AMDGPU/SI: Extend promoting alloca to vector to arrays of up to 16 elements
Summary:
This patch extends the promotion of alloca to vector to the arrays of up to 16 elements. Also we introduce
an option, -disable-promote-alloca-to-vector, to switch promotion to vector off, if needed.
Reviewers:
arsenm
Differential Revision:
https://reviews.llvm.org/D33559
llvm-svn: 325372
diff --git a/llvm/lib/Target/AMDGPU/AMDGPUPromoteAlloca.cpp b/llvm/lib/Target/AMDGPU/AMDGPUPromoteAlloca.cpp
index 419d481..cf8469f 100644
--- a/llvm/lib/Target/AMDGPU/AMDGPUPromoteAlloca.cpp
+++ b/llvm/lib/Target/AMDGPU/AMDGPUPromoteAlloca.cpp
@@ -65,6 +65,11 @@
namespace {
+static cl::opt<bool> DisablePromoteAllocaToVector(
+ "disable-promote-alloca-to-vector",
+ cl::desc("Disable promote alloca to vector"),
+ cl::init(false));
+
// FIXME: This can create globals so should be a module pass.
class AMDGPUPromoteAlloca : public FunctionPass {
private:
@@ -337,6 +342,12 @@
}
static bool tryPromoteAllocaToVector(AllocaInst *Alloca, AMDGPUAS AS) {
+
+ if (DisablePromoteAllocaToVector) {
+ DEBUG(dbgs() << " Promotion alloca to vector is disabled\n");
+ return false;
+ }
+
ArrayType *AllocaTy = dyn_cast<ArrayType>(Alloca->getAllocatedType());
DEBUG(dbgs() << "Alloca candidate for vectorization\n");
@@ -346,7 +357,7 @@
// FIXME: We also reject alloca's of the form [ 2 x [ 2 x i32 ]] or equivalent.
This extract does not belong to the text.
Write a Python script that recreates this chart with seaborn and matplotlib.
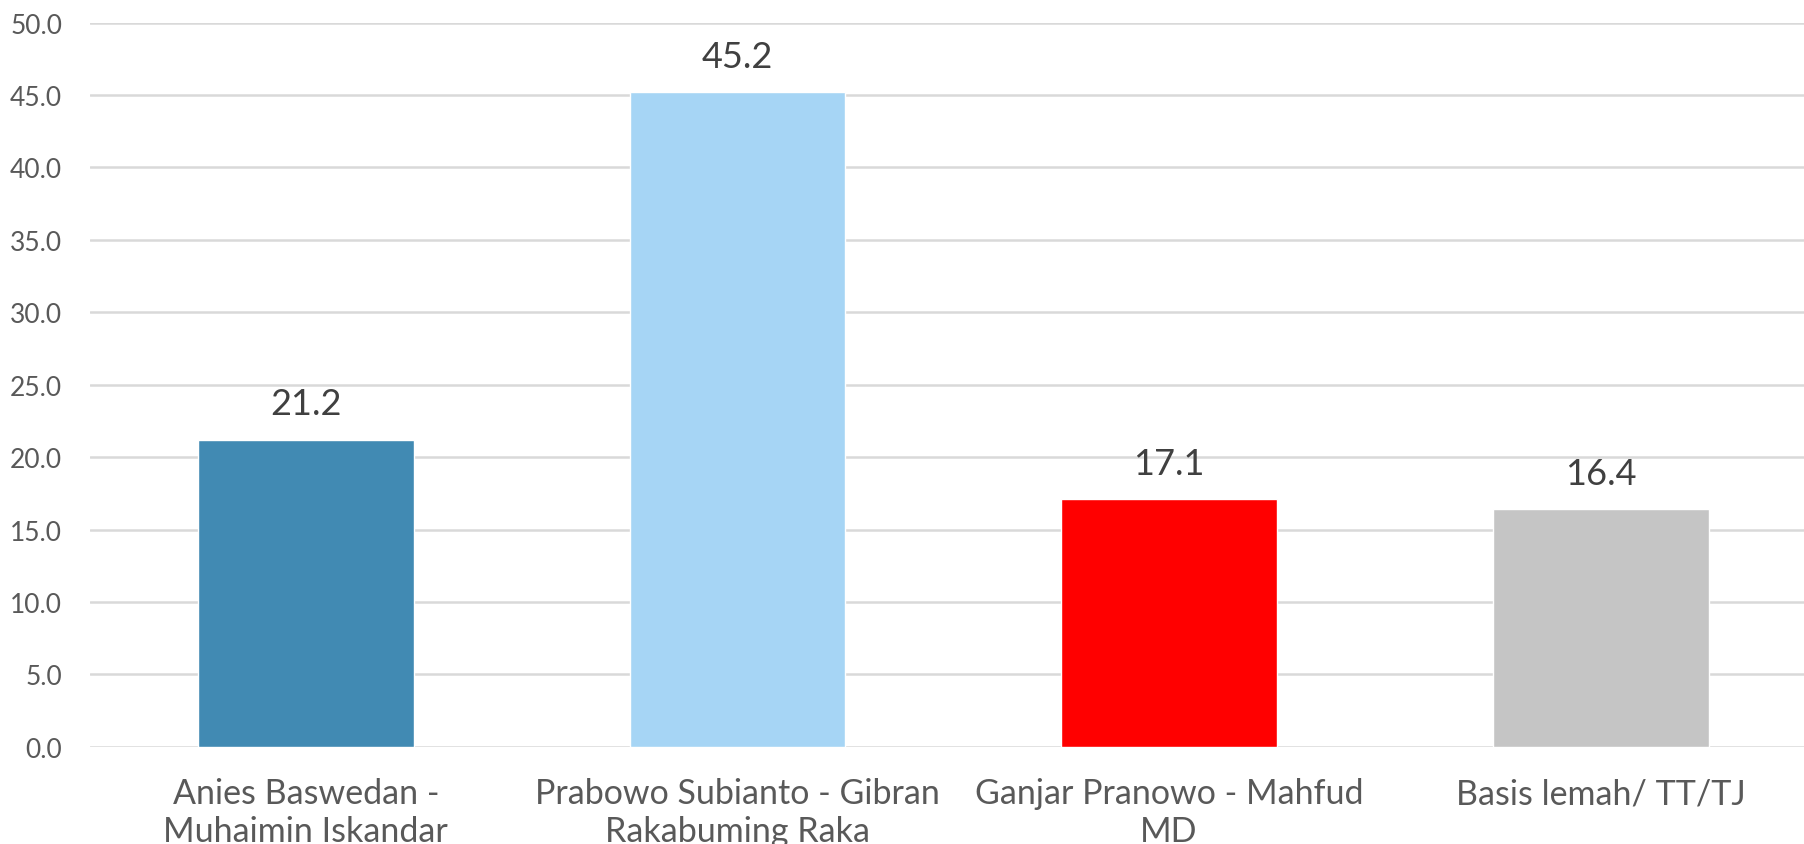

Potentially these
// could also be promoted but we don't currently handle this case
if (!AllocaTy ||
- AllocaTy->getNumElements() > 4 ||
+ AllocaTy->getNumElements() > 16 ||
AllocaTy->getNumElements() < 2 ||
!VectorType::isValidElementType(AllocaTy->getElementType())) {
DEBUG(dbgs() << " Cannot convert type to vector\n");